I apologized to his majesty Kalakaua in my mind. “I get it! You had to prove that Hawaiians were not ‘savages.’ You had to prove to the white Europeans who coveted your land that you were equals.”
And immediately I thought of our beloved Lloyd Street Synagogue, with its imposing columns. As you would learn if you were to take our All American Synagogue, Bell, Book and Candle tour, the synagogue was designed by non-Jewish architect, Robert Cary Long, Jr., a professionally-trained architect who was known for designing beautiful churches.
I’ve sometimes wondered that this church-building non-Jew was the architect of choice. But of course, Baltimore’s Jewish community also felt the need to prove they were not “savages.” When LSS was completed, it was fewer than 20 years after Maryland’s “Jew Bill” passed, allowing non-Christian (or at least Jewish) individuals to enjoy the same rights as Christian citizens. And only 15 years earlier, in 1830, the governor had had to intervene against obstructionist lawmakers to allow the congregation to officially incorporate.
In the case of the 19th-century Hawaiians, as with the Jewish community of Baltimore about 40 years prior, they were working to prove themselves to be not just as “civilized,” as the Europeans and their Christian neighbors, but twice as “civilized.”
The difference between the two communities is that the Baltimore Jewish community more-or-less succeeded; the Hawaiians’ story is more complicated. King Kalakaua’s successor, his sister, Queen Lili’uokalani (notably, the composer of possibly the most famous Hawaiian song, “Alaho Oe”) was deposed by a coalition of “Hawaiian-born citizens of American parents, naturalized citizens and foreign nationals” (i.e. no Hawaiian natives) with the support of the American Minister to Hawaii. Two years later, after a defeated uprising in her defense, Lili’oukalani was imprisoned in her own Iolani Palace by her opponents. It wasn’t long before the islands were formally annexed by the United States.
Perhaps because of my Lloyd Street Synagogue-Iolani Palace epiphany earlier in the week, when we attended one of the many luaus that take place every night, I felt the sense that I was in a place I didn’t really belong. I was keenly aware that the version of the culture I was viewing was caricaturized and then commodified for my benefit.
The luau dancers
I kept imagining what the Jewish equivalent of a luau might be. As our host on the bus ride to the beach-location taught us words in Hawaiian (“’aloha’ means ‘hello’ and ‘goodbye.’ It also means ‘love’”), I started to imagine the “oneg” party we might throw for tourists. “’Shalom’ means ‘hello’ and ‘goodbye.’ It also means ‘peace.’” I imagined the costumed dancers doing the horah; the giant pots of cholent and chicken soup and mounds of challah loaves.
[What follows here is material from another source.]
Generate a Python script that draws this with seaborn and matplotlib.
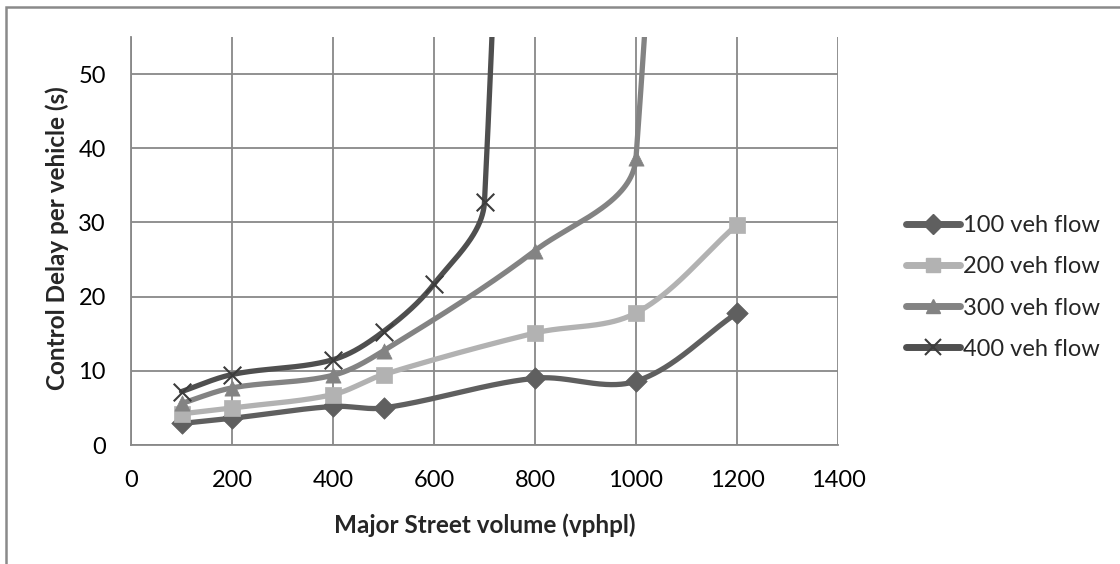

My imagination replaced the dancing hula dolls intended for dashboards with davening yeshivah boys, and it made me a little nauseated. I felt in my bones how one-dimensional the Judaism of this tourist party would be. My beloved, rich, thick, complicated religion/culture/ethnicity reduced to slogans and bobble heads.
Can you imagine Yeshiva boys instead?
And yet, even (especially?) in its caricaturized, commodified form, the Hawaiian picture is so pretty, so pleasant. I couldn’t resist getting a selfie with the smiling hula dancers who waited by the hotel bus for just that purpose.
Smiling with the dancers
A blog post by Associate Director Tracie Guy-Decker. Read more posts from Tracie by clicking HERE.
Posted on April 15th, 2016 by Rachel
Starting May 1st!
From May 1 to July 10, 2016, our Historic Jonestown neighbor, the Carroll Mansion will be transformed into a showcase for some of the most innovative manufacturers and craftsmen in Baltimore and across the nation. The Mansion has been designated the “All American House” by the MADE: In America organization. To celebrate, the city invited other historic sites to participate in presenting “Baltimore’s American Treasures.” We couldn’t resist recognizing our own Lloyd Street Synagogue as the “All American Synagogue.”
Built in 1845, the Lloyd Street Synagogue is the third oldest Jewish house of worship still standing in the United States. The building was designed by Robert Cary Long Jr., a prominent architect of churches during that time. Nearly every component of the original building along with the 1860 renovation and addition were the result of American craft and manufacturers.
For several months a great team of interns and staff have been scouring through records and photos related to the material culture of the building and its contents. By “material culture” we mean the physical evidence of a culture; and the interpretation of objects and the social context in which they were made and employed.
Article on re-dedication of the Lloyd Street Synagogue, 1905
Our research included Baltimore City Directories from 1843-1845; newspapers, congregational minutes, Maryland Historical Society archives, Baltimore Hebrew Congregation Archives, and the JMM’s own thorough research files, etc. The building has had such an extensive history, serving first as a traditional synagogue founded by German immigrants, and transformed later into a congregation that embraced reform traditions. The building was later sold to a Lithuanian Catholic Church and years later sold again to immigrants from Eastern Europe that transformed the building into a thriving center for Jewish tradition in East Baltimore. Each of the congregations used local manufacturers and craftsmen to build and design many of the elements featured in the buildings like the Holy Ark, the organ, and the pews.
Bell illustration by Jonathon Scott Fuqua
We’ve come up with many fresh insights, but found ourselves still struggling with a few unanswered questions. Where did the original torah scroll come from, what happened to the church’s bell, and how did we get conflicting stories of how the current chandeliers were acquired? We decided that the best way to resolve these mysteries was to “crowdsource” the clues. And that has led to the idea of putting together – “The Book, Bell and Candle Mystery” experience, a tour of the Lloyd Street Synagogue with an interactive twist. Part of the Book, Bell and Candle Mystery, will be to share with you the new stories and clues we’ve uncovered about the ritual objects used in the building. But part will also be to get your input on unanswered questions that we still have pertaining to the objects, so we can crack the mysteries.